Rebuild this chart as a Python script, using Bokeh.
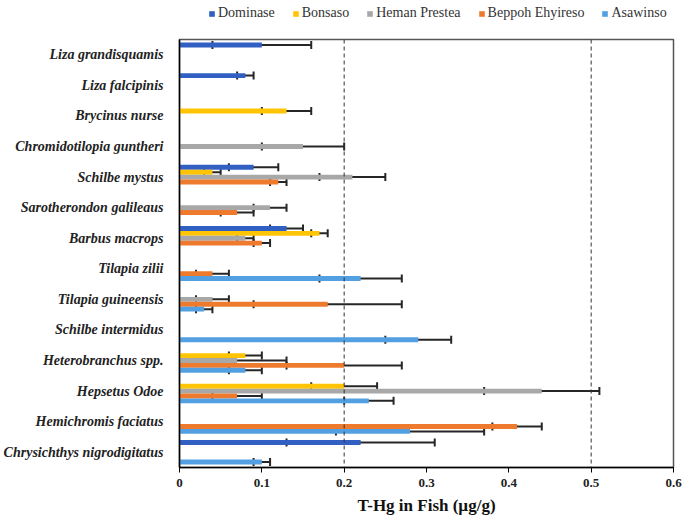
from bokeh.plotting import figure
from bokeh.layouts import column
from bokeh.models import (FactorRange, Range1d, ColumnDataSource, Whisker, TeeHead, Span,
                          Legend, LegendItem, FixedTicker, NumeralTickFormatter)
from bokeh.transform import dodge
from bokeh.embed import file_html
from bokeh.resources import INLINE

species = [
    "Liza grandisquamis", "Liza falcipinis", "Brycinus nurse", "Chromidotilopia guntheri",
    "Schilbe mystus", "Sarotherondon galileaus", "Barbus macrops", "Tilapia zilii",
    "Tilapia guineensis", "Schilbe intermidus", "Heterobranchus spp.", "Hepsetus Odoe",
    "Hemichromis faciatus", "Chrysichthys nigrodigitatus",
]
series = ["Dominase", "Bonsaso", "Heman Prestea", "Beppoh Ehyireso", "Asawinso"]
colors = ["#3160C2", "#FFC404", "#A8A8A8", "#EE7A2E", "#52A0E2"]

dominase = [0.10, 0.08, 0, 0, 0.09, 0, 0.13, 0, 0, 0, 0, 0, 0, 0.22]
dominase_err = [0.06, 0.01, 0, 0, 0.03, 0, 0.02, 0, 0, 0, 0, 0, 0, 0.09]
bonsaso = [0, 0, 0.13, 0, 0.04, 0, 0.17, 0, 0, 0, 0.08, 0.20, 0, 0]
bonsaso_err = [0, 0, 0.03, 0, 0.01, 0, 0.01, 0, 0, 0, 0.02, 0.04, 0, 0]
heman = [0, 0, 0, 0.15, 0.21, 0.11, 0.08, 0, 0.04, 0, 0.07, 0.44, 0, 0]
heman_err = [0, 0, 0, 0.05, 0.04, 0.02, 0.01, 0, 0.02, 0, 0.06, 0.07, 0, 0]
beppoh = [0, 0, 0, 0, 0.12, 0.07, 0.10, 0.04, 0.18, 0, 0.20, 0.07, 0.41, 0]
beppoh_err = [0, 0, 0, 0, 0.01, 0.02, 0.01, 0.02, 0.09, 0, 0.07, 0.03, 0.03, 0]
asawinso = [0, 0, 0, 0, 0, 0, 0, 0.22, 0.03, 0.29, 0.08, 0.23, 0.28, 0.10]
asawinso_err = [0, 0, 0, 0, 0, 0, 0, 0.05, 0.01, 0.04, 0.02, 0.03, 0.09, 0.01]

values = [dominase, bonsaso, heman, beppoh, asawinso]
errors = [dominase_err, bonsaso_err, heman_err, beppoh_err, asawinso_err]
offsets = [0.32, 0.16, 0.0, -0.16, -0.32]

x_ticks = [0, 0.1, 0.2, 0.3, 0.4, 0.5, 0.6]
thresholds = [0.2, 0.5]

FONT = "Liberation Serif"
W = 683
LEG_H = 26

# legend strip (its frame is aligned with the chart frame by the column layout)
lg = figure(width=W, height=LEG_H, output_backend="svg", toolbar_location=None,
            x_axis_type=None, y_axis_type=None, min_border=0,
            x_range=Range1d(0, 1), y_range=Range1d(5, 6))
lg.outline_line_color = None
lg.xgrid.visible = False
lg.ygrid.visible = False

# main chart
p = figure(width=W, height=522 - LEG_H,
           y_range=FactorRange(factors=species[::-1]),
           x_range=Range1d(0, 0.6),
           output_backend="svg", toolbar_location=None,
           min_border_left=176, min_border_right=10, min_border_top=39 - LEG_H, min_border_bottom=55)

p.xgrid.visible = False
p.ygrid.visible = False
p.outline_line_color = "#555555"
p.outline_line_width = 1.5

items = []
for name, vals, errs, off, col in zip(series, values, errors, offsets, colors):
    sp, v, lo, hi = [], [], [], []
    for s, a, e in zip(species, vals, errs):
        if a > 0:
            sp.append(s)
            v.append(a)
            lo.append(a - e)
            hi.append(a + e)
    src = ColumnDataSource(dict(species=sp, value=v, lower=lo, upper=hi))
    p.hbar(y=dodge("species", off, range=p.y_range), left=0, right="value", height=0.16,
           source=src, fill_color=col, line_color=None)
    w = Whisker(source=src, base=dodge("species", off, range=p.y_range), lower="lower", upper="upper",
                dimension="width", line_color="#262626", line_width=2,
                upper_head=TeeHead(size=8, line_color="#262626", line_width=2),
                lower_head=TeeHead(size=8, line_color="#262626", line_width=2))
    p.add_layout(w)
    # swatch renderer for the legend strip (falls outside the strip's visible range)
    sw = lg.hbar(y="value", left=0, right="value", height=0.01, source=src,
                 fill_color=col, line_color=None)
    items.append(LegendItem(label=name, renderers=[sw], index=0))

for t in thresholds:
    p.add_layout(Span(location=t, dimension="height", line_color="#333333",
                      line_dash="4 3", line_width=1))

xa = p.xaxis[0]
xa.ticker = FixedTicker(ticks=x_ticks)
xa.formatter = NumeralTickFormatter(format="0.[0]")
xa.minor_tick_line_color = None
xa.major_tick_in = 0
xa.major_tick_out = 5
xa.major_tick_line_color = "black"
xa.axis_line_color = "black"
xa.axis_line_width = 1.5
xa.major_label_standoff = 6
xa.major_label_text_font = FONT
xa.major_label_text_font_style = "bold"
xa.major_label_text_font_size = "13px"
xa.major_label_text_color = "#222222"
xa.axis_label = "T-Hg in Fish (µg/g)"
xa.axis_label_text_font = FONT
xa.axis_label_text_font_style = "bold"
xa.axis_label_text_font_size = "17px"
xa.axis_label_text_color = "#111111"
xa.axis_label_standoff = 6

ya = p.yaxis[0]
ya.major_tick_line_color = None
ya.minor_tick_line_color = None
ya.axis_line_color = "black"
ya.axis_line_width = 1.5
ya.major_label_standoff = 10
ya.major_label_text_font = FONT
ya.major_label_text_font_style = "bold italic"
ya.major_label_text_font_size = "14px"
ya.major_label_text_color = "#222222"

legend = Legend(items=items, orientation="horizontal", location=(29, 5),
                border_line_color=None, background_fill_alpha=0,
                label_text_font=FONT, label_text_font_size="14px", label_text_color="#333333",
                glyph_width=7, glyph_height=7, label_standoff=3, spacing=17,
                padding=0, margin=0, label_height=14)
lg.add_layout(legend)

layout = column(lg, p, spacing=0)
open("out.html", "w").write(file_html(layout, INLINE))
* * *
» **OBJECTIVE**: Which lines above contain the word "chart"? Copy each of them.

» **RESULT OF THE EXERCISE**:
Rebuild this chart as a Python script, using Bokeh.
# legend strip (its frame is aligned with the chart frame by the column layout)
# main chart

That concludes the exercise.